Standard relationship between Data Protection Officer and Company
It is common knowledge by now and understood by most companies that they not only need a Data Protection Officer but also must comply with data protection regulation in general. As more specialized data protection knowledge is often not available in-house, companies tend to hire an external Data Protection Officer (DPO) who takes over this responsibility.
Any person, often only after having taken a seminar with the local Chamber of Commerce, can offer such services to companies. Hence, as the need for external Data Protection Officers was rising over the last years, the number of external officers was sharply increasing. Furthermore, a number of specialized DPO companies popped up trying to standardize and automate as much of the required tasks to be able to service a larger number of customers at an attractive price.
As data protection is often seen as a topic that is more or less preventing business instead of supporting it and hence is not overly popular in organizations, the external officers generally try to keep their involvement as low-key as possible. This generally translates in them just performing a kick-off audit, providing a data privacy policy for the webpage, and a reference book how to react when customers exercise their rights as data subjects, e.g. demanding deletion of their data or requesting information. Data Processing Agreements may be checked upon request. And that is often all that happens.
Technical Competence of Data Protection Officers
Because Data Protection Officers often know much about the law but not enough about technology, actual GDPR conformity of the technology employed is rarely verified, resulting in data protection only on paper. Companies, on the other hand, shy away from the cost of a proper data protection audit and often do not even see the point of them.
The result, all too often, is a privacy concept that is fine in theory but simply does not work in practice due to poor technical implementation.
Improper implementation of IT tools endangers GDPR compliance
Here are two examples highlighting insufficient implementation of well-intentioned privacy measures.
Case Study 1: Non-conform Use of Cookie Consent Banner
Most companies running a webpage know that they need to have a cookie consent solution requesting users for permission to store and transfer their data to certain third parties. As not to reinvent the wheel, companies mostly use a cookie consent provider to follow their legal obligation.
While the "legal" implementation is mostly standardized based on provided templates (necessary vs. marketing/additional cookies), the technical implementation is often not properly done. In many cases, the user selection either does not have any influence at all on which data is processed and transferred (the so-called placebo cookie banner), or companies have a wrong understanding of what cookie is a "necessary" one for displaying their webpage. In some cases, the refusal of cookie consent even leads to additional transfer of data, most probably due to a mistake in the technical implementation.
Case Study 2: Non-conform Use of Identity and Access Management Solution (IAM)

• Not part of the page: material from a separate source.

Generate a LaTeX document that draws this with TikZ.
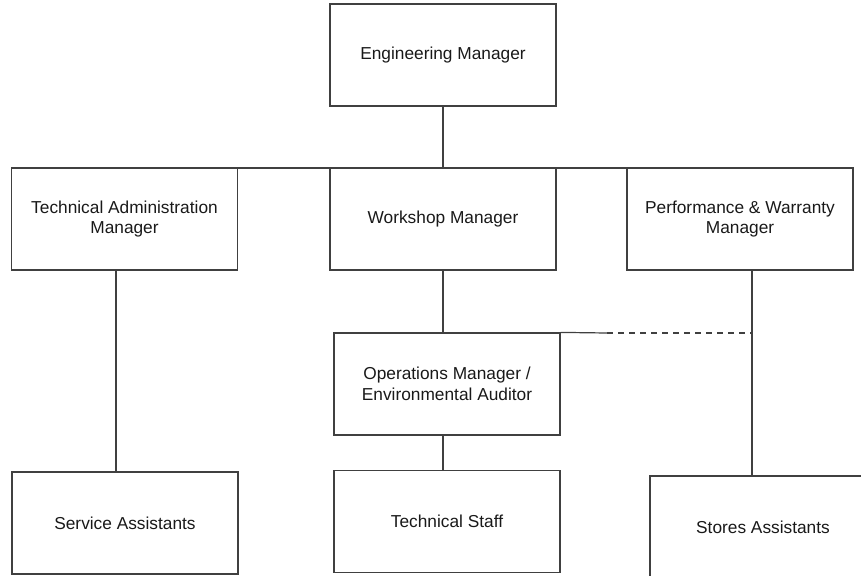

In today's world, most digital companies have to process personal data of their customers. To simplify processes, typically customers can sign-up and manage their personal data on their own in an online store, an e-mail client, an online seat booking system, or a member portal just to name a few. Consequently, the customer login is the heart of any customer relationship and whoever has the login credentials has access to the customer's personal data. This fact is often not well understood on board level and executives even do not know if and which Identity & Access Management tool they have in place. But it should be the core of any Data Protection initiative.
Many executives are not aware of the vulnerability of those data and use insufficient tools such as the directory function of a Content Management System (CMS). As this function was originally developed for a different purpose, even basic security standards are often not met. Bugs are often patched only with timely delay or if falls on an open-source community to solve them.
Other companies come up with their own Identity and Access Management solution but often forget that a solution needs continuous support and improvements even after the original implementation. Security audits, vulnerability tests and other security checks must be done regularly to keep the Identity & Access Management solution up to date and secure.
Finally, companies may use third party solutions to manage the personal login data of their customers. On average, this way yields the highest level of security as security expert build and update the solution continuously. However, as most solutions are provided by non-European providers, the data is all too often not stored GDPR-compliant as personal customer and data is transferred to a non-European server or to European servers of a non-European provider. This is a violation of the GDPR even though the solution might be bullet-proof in terms of technology.
Conclusion: action required
Organizations should act. Noncompliance with applicable data protection regulation is not only bad business and can result in data and reputational loss, but it can also be expensive on the legal side. Companies – and their executives and officers – may easily find themselves subject to fines and liability.
We at Engity think it is a good idea to protect personal data and comply to privacy regulation not just on paper but also in the actual technical realization; to be proactive rather than to wait for regulatory action, demands by customers, or legal action by competitors.